CONTES ITALIENS

Il Massei

Le premier parapente en Toscane fut un Salewa, avec des ouvertures au bord de fuite, qui, selon les avis partagés à cette époque, lui donnaient plus de vitesse. Son taux de chute était impressionnant, presque “casse-gueule”. Cela représenta alors un progrès décisif, lorsque Puppino commença à importer les ITV. Peu après ce fut pourtant Lisi, un producteur de parachuttes militaires de Pise qui s'établit en Toscane et en toute l'Italie avec ces ailes.
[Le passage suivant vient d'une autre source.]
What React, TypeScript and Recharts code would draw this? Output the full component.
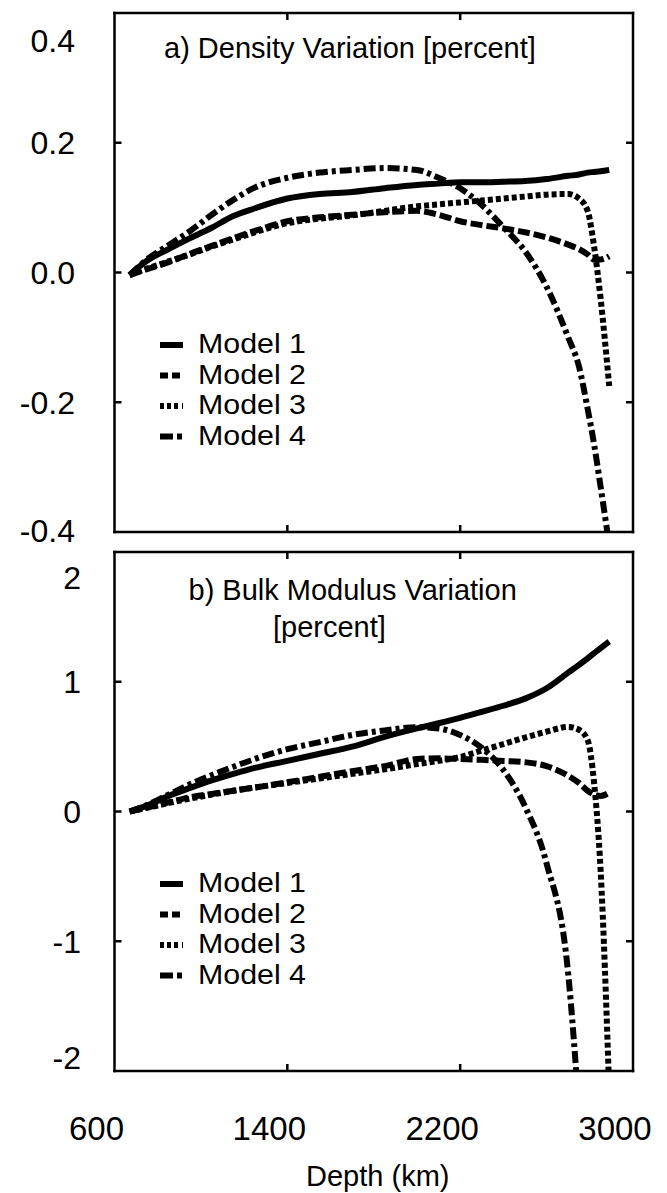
import React from "react";
import { LineChart, Line, XAxis, YAxis, Legend } from "recharts";

// depth grid (km) shared by all curves
const depths = [670, 750, 850, 950, 1050, 1150, 1250, 1400, 1550, 1700, 1850, 2000, 2100, 2200, 2300, 2400, 2500, 2600, 2700, 2750, 2790, 2820, 2850, 2890];

// a) density variation [percent]
const densityModel1 = [-0.004, 0.018, 0.036, 0.053, 0.069, 0.087, 0.099, 0.114, 0.121, 0.124, 0.13, 0.135, 0.137, 0.139, 0.139, 0.14, 0.141, 0.144, 0.149, 0.151, 0.154, 0.155, 0.156, 0.158];
const densityModel2 = [-0.004, 0.005, 0.016, 0.029, 0.041, 0.053, 0.064, 0.079, 0.085, 0.089, 0.093, 0.095, 0.089, 0.079, 0.073, 0.068, 0.062, 0.054, 0.043, 0.036, 0.028, 0.02, 0.02, 0.025];
const densityModel3 = [-0.004, 0.006, 0.017, 0.028, 0.04, 0.051, 0.062, 0.076, 0.083, 0.088, 0.095, 0.102, 0.105, 0.108, 0.111, 0.114, 0.117, 0.12, 0.121, 0.114, 0.095, 0.04, -0.04, -0.175];
const densityModel4 = [-0.004, 0.02, 0.042, 0.064, 0.089, 0.112, 0.131, 0.146, 0.154, 0.158, 0.161, 0.158, 0.146, 0.13, 0.104, 0.07, 0.033, -0.022, -0.1, -0.145, -0.21, -0.265, -0.33, -0.42];

// b) bulk modulus variation [percent]
const bulkModel1 = [0, 0.045, 0.12, 0.182, 0.24, 0.29, 0.336, 0.39, 0.445, 0.5, 0.575, 0.64, 0.68, 0.722, 0.768, 0.815, 0.87, 0.95, 1.07, 1.13, 1.18, 1.22, 1.26, 1.31];
const bulkModel2 = [0, 0.03, 0.07, 0.11, 0.135, 0.16, 0.185, 0.225, 0.268, 0.31, 0.35, 0.405, 0.41, 0.405, 0.398, 0.39, 0.38, 0.35, 0.275, 0.22, 0.16, 0.13, 0.12, 0.145];
const bulkModel3 = [0, 0.028, 0.065, 0.1, 0.13, 0.16, 0.185, 0.22, 0.255, 0.29, 0.325, 0.365, 0.39, 0.42, 0.47, 0.52, 0.57, 0.615, 0.652, 0.63, 0.55, 0.22, -0.45, -2.15];
const bulkModel4 = [0, 0.05, 0.13, 0.21, 0.28, 0.345, 0.405, 0.48, 0.535, 0.59, 0.625, 0.65, 0.64, 0.59, 0.49, 0.32, 0.04, -0.4, -1.25, -2.3, null, null, null, null];

const depthTicks = [600, 1400, 2200, 3000];
const densityTicks = [-0.4, -0.2, 0, 0.2, 0.4];
const bulkTicks = [-2, -1, 0, 1, 2];
const modelNames = ["Model 1", "Model 2", "Model 3", "Model 4"];

const FONT = "'Liberation Sans', Arial, Helvetica, sans-serif";
const INK = "#000";
const lineDash = ["", "12 4", "5 3", "12 4 4 4"];
const legendDash = ["", "8 4 8", "4 3 4 3 4", "13 4 5"];
const TICK = 7;

function buildRows(series: (number | null)[][]) {
  return depths.map((depth, i) => {
    const row: Record<string, number | null> = { depth };
    series.forEach((s, k) => {
      row["m" + (k + 1)] = s[i];
    });
    return row;
  });
}

const densityRows = buildRows([densityModel1, densityModel2, densityModel3, densityModel4]);
const bulkRows = buildRows([bulkModel1, bulkModel2, bulkModel3, bulkModel4]);

// legend rows are packed tight in the original, text a bit wide
function ModelLegend() {
  const step = 30.5;
  return (
    <svg width={210} height={130}>
      {modelNames.map((name, i) => (
        <g key={name}>
          <line x1={5} x2={28} y1={20 + step * i} y2={20 + step * i} stroke={INK} strokeWidth={6} strokeDasharray={legendDash[i] || undefined} />
          <text
            x={43}
            y={28 + step * i}
            fontSize={27}
            fontFamily={FONT}
            fill={INK}
            textLength={108}
            lengthAdjust="spacingAndGlyphs"
          >
            {name}
          </text>
        </g>
      ))}
    </svg>
  );
}

type PanelProps = {
  rows: Record<string, number | null>[];
  yDomain: [number, number];
  yTicks: number[];
  fmt: (v: number) => string;
  height: number;
  margin: { top: number; right: number; bottom: number; left: number };
  bottomAxisHeight: number;
  labelGap: number;
  topShift: number;
  bottomShift: number;
  showDepth: boolean;
  legendTop: number;
};

function Panel(p: PanelProps) {
  const [lo, hi] = p.yDomain;
  const frame = { stroke: INK, strokeWidth: 2.5, strokeLinecap: "square" as const };

  const leftTick = (t: any) => {
    const v = t.payload.value;
    const edge = v === lo || v === hi;
    const shift = v === hi ? p.topShift : v === lo ? p.bottomShift : 0;
    return (
      <g>
        {!edge && <line x1={t.x} x2={t.x + TICK} y1={t.y} y2={t.y} stroke={INK} strokeWidth={2.5} />}
        <text x={t.x - p.labelGap} y={t.y + shift + 11.5} textAnchor="end" fontSize={32} fontFamily={FONT} fill={INK}>
          {p.fmt(v)}
        </text>
      </g>
    );
  };

  const rightTick = (t: any) => {
    const v = t.payload.value;
    if (v === lo || v === hi) return <g />;
    return <line x1={t.x} x2={t.x - TICK} y1={t.y} y2={t.y} stroke={INK} strokeWidth={2.5} />;
  };

  const topTick = (t: any) => {
    const v = t.payload.value;
    if (v === 600 || v === 3000) return <g />;
    return <line x1={t.x} x2={t.x} y1={t.y} y2={t.y + TICK} stroke={INK} strokeWidth={2.5} />;
  };

  const bottomTick = (t: any) => {
    const v = t.payload.value;
    const edge = v === 600 || v === 3000;
    return (
      <g>
        {!edge && <line x1={t.x} x2={t.x} y1={t.y} y2={t.y - TICK} stroke={INK} strokeWidth={2.5} />}
        {p.showDepth && (
          <text x={t.x - 18} y={t.y + 69} textAnchor="middle" fontSize={33} fontFamily={FONT} fill={INK}>
            {v}
          </text>
        )}
      </g>
    );
  };

  return (
    <LineChart width={667} height={p.height} data={p.rows} margin={p.margin}>
      <XAxis
        dataKey="depth"
        type="number"
        domain={[600, 3000]}
        ticks={depthTicks}
        interval={0}
        allowDataOverflow
        height={p.bottomAxisHeight}
        axisLine={frame}
        tickLine={false}
        tickSize={0}
        tickMargin={0}
        tick={bottomTick}
        label={
          p.showDepth
            ? { value: "Depth (km)", position: "insideBottom", offset: -5, dx: 4, fontSize: 29, fontFamily: FONT, fill: INK }
            : undefined
        }
      />
      <XAxis
        xAxisId="top"
        orientation="top"
        dataKey="depth"
        type="number"
        domain={[600, 3000]}
        ticks={depthTicks}
        interval={0}
        allowDataOverflow
        height={5}
        axisLine={frame}
        tickLine={false}
        tickSize={0}
        tickMargin={0}
        tick={topTick}
      />
      <YAxis
        type="number"
        domain={p.yDomain}
        ticks={p.yTicks}
        interval={0}
        allowDataOverflow
        width={60}
        axisLine={frame}
        tickLine={false}
        tickSize={0}
        tickMargin={0}
        tick={leftTick}
      />
      <YAxis
        yAxisId="right"
        orientation="right"
        type="number"
        domain={p.yDomain}
        ticks={p.yTicks}
        interval={0}
        allowDataOverflow
        width={10}
        axisLine={frame}
        tickLine={false}
        tickSize={0}
        tickMargin={0}
        tick={rightTick}
      />
      <Legend
        content={<ModelLegend />}
        layout="horizontal"
        verticalAlign="middle"
        align="center"
        wrapperStyle={{ left: 155, top: p.legendTop, width: 210, height: 130 }}
      />
      {modelNames.map((name, i) => (
        <Line
          key={name}
          name={name}
          dataKey={"m" + (i + 1)}
          type="monotone"
          stroke={INK}
          strokeWidth={6}
          strokeDasharray={lineDash[i] || undefined}
          dot={false}
          activeDot={false}
          isAnimationActive={false}
        />
      ))}
    </LineChart>
  );
}

const titleStyle: React.CSSProperties = {
  position: "absolute",
  fontSize: 29,
  lineHeight: 1,
  whiteSpace: "nowrap",
  color: INK,
  fontFamily: FONT,
};

export default function App() {
  return (
    <div style={{ position: "absolute", left: 0, top: 0, width: 667, height: 1193, background: "#fff", fontFamily: FONT }}>
      <div style={{ position: "absolute", left: 0, top: 0 }}>
        <Panel
          rows={densityRows}
          yDomain={[-0.4, 0.4]}
          yTicks={densityTicks}
          fmt={(v) => v.toFixed(1)}
          height={560}
          margin={{ top: 8, right: 24, bottom: 23, left: 54.5 }}
          bottomAxisHeight={5}
          labelGap={39.5}
          topShift={27}
          bottomShift={-2}
          showDepth={false}
          legendTop={325}
        />
      </div>
      <div style={{ position: "absolute", left: 0, top: 540 }}>
        <Panel
          rows={bulkRows}
          yDomain={[-2, 2]}
          yTicks={bulkTicks}
          fmt={(v) => String(v)}
          height={653}
          margin={{ top: 7, right: 24, bottom: 12, left: 54.5 }}
          bottomAxisHeight={110}
          labelGap={33.5}
          topShift={25}
          bottomShift={-14}
          showDepth={true}
          legendTop={324}
        />
      </div>
      <div style={{ ...titleStyle, left: 164, top: 33.5 }}>a) Density Variation [percent]</div>
      <div style={{ ...titleStyle, left: 188.5, top: 575.5 }}>b) Bulk Modulus Variation</div>
      <div style={{ ...titleStyle, left: 273, top: 612.5 }}>[percent]</div>
    </div>
  );
}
C’était des copies parfaites des ailes ITV, qu’il produisait pour l’entreprise Steger en Autriche. Elles volaient bien, et les pilotes de la région avaient l’avantage d’aller choisir directement leur para dans la fabrique. La plupart des pilotes volaient un “Lisi” pendant ces années. Une petite minorité volait une autre marque, dont le groupe de Luca Massei. Comme beaucoup d’autres pilotes, il avait découvert le parapente à travers la varappe. Très vite, il avait pris contact avec “Parmadelta” et commença à vendre leurs ailes en Toscane. Luca venait de Florence. Malheureusement il n’existait qu’un seul site de vol là-bas, et il n’était guère adapté aux débutants. Pour cette raison, il venait presque tout le temps à Diecimo.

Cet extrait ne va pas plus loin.